Experimental insights into surface wettability alterations and solvent adsorption effects on porous sandstone and carbonate rocks in H₂-brine systems: Implications for underground hydrogen storage

Abstract

The hydrogen (H₂) economy promises a transformative shift toward clean energy and environmental sustainability. However, its large-scale implementation relies on efficient, safe, and economical storage systems. While underground hydrogen storage (UHS) in porous media presents a viable solution, the H₂ wettability behavior of rocks under various geological conditions remains poorly understood, particularly regarding surface roughness and solvent-induced wettability alterations upon adsorption.
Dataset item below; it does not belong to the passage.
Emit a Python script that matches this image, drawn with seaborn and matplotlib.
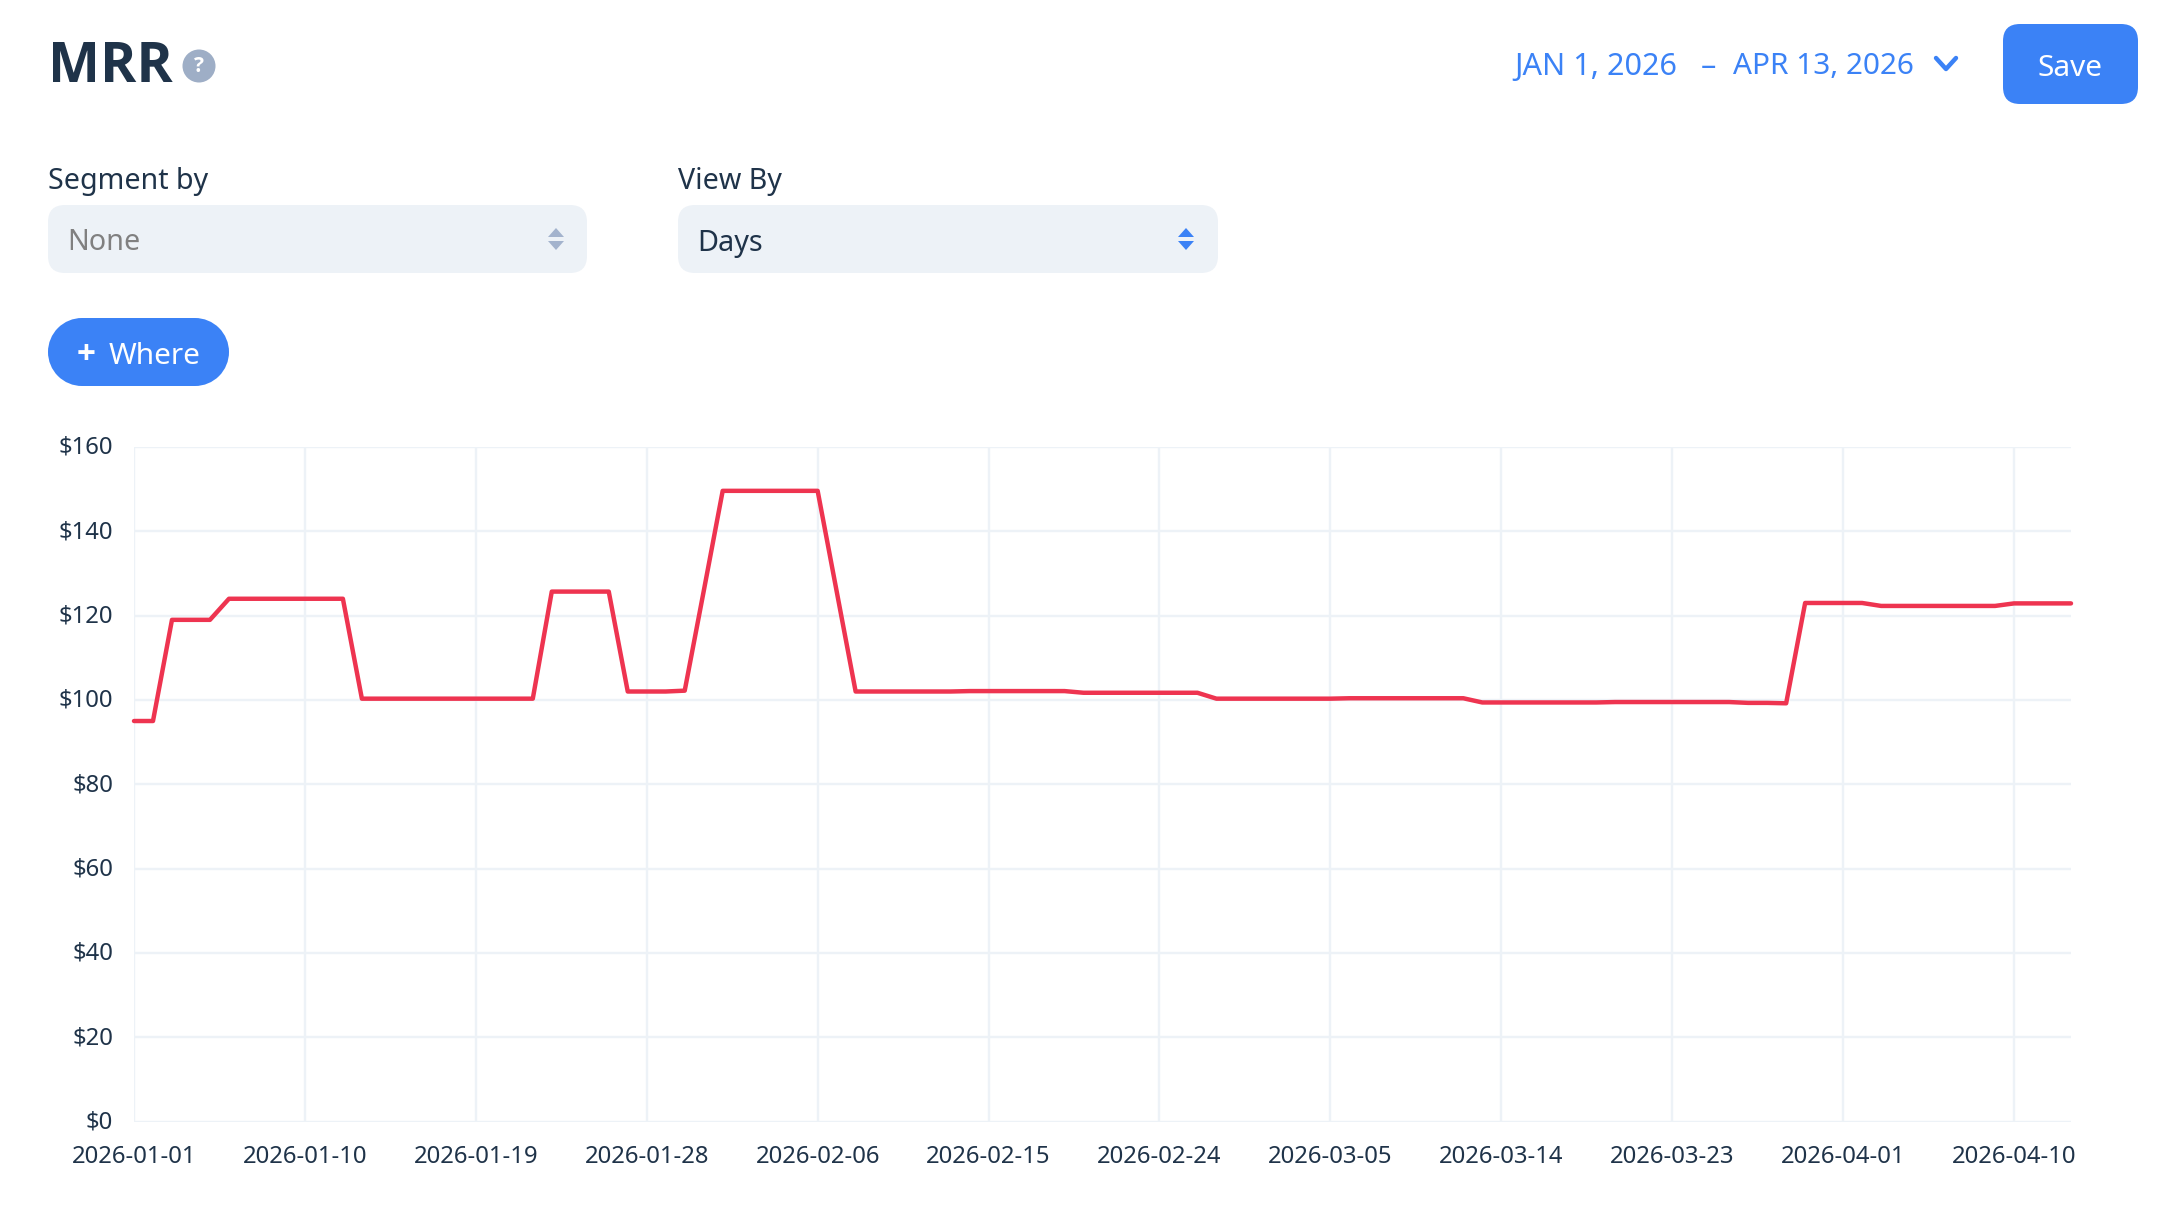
import matplotlib
matplotlib.use("Agg")
import matplotlib.pyplot as plt
from matplotlib.patches import FancyBboxPatch, Polygon, Circle, Rectangle
from matplotlib.lines import Line2D
from matplotlib.transforms import ScaledTranslation
import numpy as np
import pandas as pd
import seaborn as sns

# Daily MRR values, one entry per day from the start date
start_date = "2026-01-01"
mrr_values = [
    95, 95, 119, 119, 119, 124, 124, 124, 124, 124, 124, 124,
    100.3, 100.3, 100.3, 100.3, 100.3, 100.3, 100.3, 100.3, 100.3, 100.3,
    125.7, 125.7, 125.7, 125.7,
    102, 102, 102, 102.2, 125.8,
    149.6, 149.6, 149.6, 149.6, 149.6, 149.6, 125.8,
    102, 102, 102, 102, 102, 102, 102.1, 102.1, 102.1, 102.1, 102.1, 102.1,
    101.7, 101.7, 101.7, 101.7, 101.7, 101.7, 101.7,
    100.3, 100.3, 100.3, 100.3, 100.3, 100.3, 100.3,
    100.4, 100.4, 100.4, 100.4, 100.4, 100.4, 100.4,
    99.4, 99.4, 99.4, 99.4, 99.4, 99.4, 99.4,
    99.5, 99.5, 99.5, 99.5, 99.5, 99.5, 99.5,
    99.3, 99.3, 99.2,
    123, 123, 123, 123,
    122.3, 122.3, 122.3, 122.3, 122.3, 122.3, 122.3,
    122.9, 122.9, 122.9, 122.9,
]
y_ticks = [0, 20, 40, 60, 80, 100, 120, 140, 160]
x_tick_labels = [
    "2026-01-01", "2026-01-10", "2026-01-19", "2026-01-28", "2026-02-06",
    "2026-02-15", "2026-02-24", "2026-03-05", "2026-03-14", "2026-03-23",
    "2026-04-01", "2026-04-10",
]

W, H = 2172, 1218
INK = "#1f3349"
BLUE = "#3b82f6"
FIELD = "#edf2f7"
GRID = "#edf2f7"
LINE = "#ee3450"
BOLD = ["Open Sans", "DejaVu Sans"]

sns.set_theme(style="white")
plt.rcParams["font.family"] = ["Noto Sans", "DejaVu Sans"]

fig = plt.figure(figsize=(W / 100, H / 100), dpi=100, facecolor="white")

# Plot area
left, right, top, bottom = 134, 2071, 447, 1121.5
ax = fig.add_axes([left / W, 1 - bottom / H, (right - left) / W, (bottom - top) / H])
frame = pd.DataFrame({
    "date": pd.date_range(start_date, periods=len(mrr_values), freq="D"),
    "mrr": mrr_values,
})
sns.lineplot(data=frame, x="date", y="mrr", ax=ax, color=LINE, linewidth=3.2,
             errorbar=None, zorder=5, clip_on=False)
ax.set_xlim(frame["date"].iloc[0], frame["date"].iloc[-1])
ax.set_ylim(0, 160)
ax.set_xlabel("")
ax.set_ylabel("")
ax.set_yticks(y_ticks)
ax.set_yticklabels([f"${v}" for v in y_ticks])
ax.set_xticks(pd.to_datetime(x_tick_labels))
ax.set_xticklabels(x_tick_labels)
ax.grid(True, color=GRID, linewidth=1.7)
ax.set_axisbelow(True)
for spine in ax.spines.values():
    spine.set_visible(False)
ax.tick_params(axis="y", length=12, width=1.7, color=GRID, labelcolor=INK, labelsize=17.2, pad=3)
ax.tick_params(axis="x", length=8, width=1.7, color=GRID, labelcolor=INK, labelsize=17.2, pad=9)

# Nudge the value labels up so they sit centred on their gridlines
nudge = ScaledTranslation(0, 1.5 / 72, fig.dpi_scale_trans)
for label in ax.get_yticklabels():
    label.set_transform(label.get_transform() + nudge)

# Page controls drawn in pixel coordinates
ui = fig.add_axes([0, 0, 1, 1], zorder=10)
ui.set_xlim(0, W)
ui.set_ylim(H, 0)
ui.axis("off")
ui.patch.set_alpha(0)


def rounded(x0, y0, x1, y1, radius, color):
    ui.add_patch(FancyBboxPatch((x0, y0), x1 - x0, y1 - y0,
                                boxstyle=f"round,pad=0,rounding_size={radius}",
                                facecolor=color, edgecolor="none"))


def pill(x0, y0, x1, y1, color):
    r = (y1 - y0) / 2
    ui.add_patch(Rectangle((x0 + r, y0), x1 - x0 - 2 * r, y1 - y0, facecolor=color, edgecolor="none"))
    ui.add_patch(Circle((x0 + r, y0 + r), r, facecolor=color, edgecolor="none"))
    ui.add_patch(Circle((x1 - r, y0 + r), r, facecolor=color, edgecolor="none"))


def updown(cx, color):
    ui.add_patch(Polygon([(cx - 8, 237), (cx + 8, 237), (cx, 228)], facecolor=color, edgecolor="none"))
    ui.add_patch(Polygon([(cx - 8, 241), (cx + 8, 241), (cx, 250)], facecolor=color, edgecolor="none"))


ui.text(48, 67, "MRR", fontsize=39.6, fontweight="bold", family=BOLD, color=INK, va="center", ha="left")
ui.add_patch(Circle((199, 66), 16.5, facecolor="#9eaec6", edgecolor="none"))
ui.text(199, 66, "?", fontsize=15, fontweight="bold", family=BOLD, color="white", va="center", ha="center")

ui.text(48, 181, "Segment by", fontsize=20.6, color=INK, va="center", ha="left")
rounded(48, 205, 587, 273, 17, FIELD)
ui.text(67, 242, "None", fontsize=20.7, color="#808080", va="center", ha="left")
updown(556, "#a3b3cd")

ui.text(678, 181, "View By", fontsize=20.6, color=INK, va="center", ha="left")
rounded(678, 205, 1218, 273, 17, FIELD)
ui.text(697, 243, "Days", fontsize=20.7, color=INK, va="center", ha="left")
updown(1186, BLUE)

pill(48, 318, 229, 386, BLUE)
ui.text(86, 355, "+", fontsize=24, fontweight="bold", family=BOLD, color="white", va="center", ha="center")
ui.text(109, 356, "Where", fontsize=21.5, color="white", va="center", ha="left")

ui.text(1514, 67, "JAN 1, 2026", fontsize=22, color=BLUE, va="center", ha="left")
ui.text(1708, 67, "–", fontsize=22, color=BLUE, va="center", ha="center")
ui.text(1733, 67, "APR 13, 2026", fontsize=21.4, color=BLUE, va="center", ha="left")
ui.add_line(Line2D([1936, 1946, 1956], [58, 69, 58], color=BLUE, linewidth=3.2))

rounded(2003, 24, 2138, 104, 17, BLUE)
ui.text(2070, 68, "Save", fontsize=21.5, color="white", va="center", ha="center")

fig.savefig("out.png", dpi=100, facecolor="white")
Therefore, the present study investigates the wettability and adsorption effects of various solvents on porous sandstone and carbonate rocks in H₂/brine systems under various pressure (0.1–20 MPa) and temperature (293–343 K) conditions. Experiments are conducted using the tilted plate method to measure the advancing (θ_a) and receding (θ_r) contact angles both before and after exposing the substrates to organic solvents mixed with stearic acid. The results reveal that the wettability of sandstone increases with rising pressure and temperature, thereby enhancing the H₂ wettability under reservoir conditions. By contrast, the wettability of carbonate increases with pressure but decreases with the increase in temperature. Hence, these results highlight the importance of mineralogical composition along with the influence of temperature, pressure, surface roughness, and organic acids on solvent adsorption. Moreover, these findings highlight the critical role of H₂ wettability and rock-fluid interactions for optimizing the fluid flow, capillary trapping, and efficiency of the UHS system. This study presents significant implications for H₂ storage potential and containment strategies, and supports the industrial-scale deployment of UHS in sandstone and carbonate formations.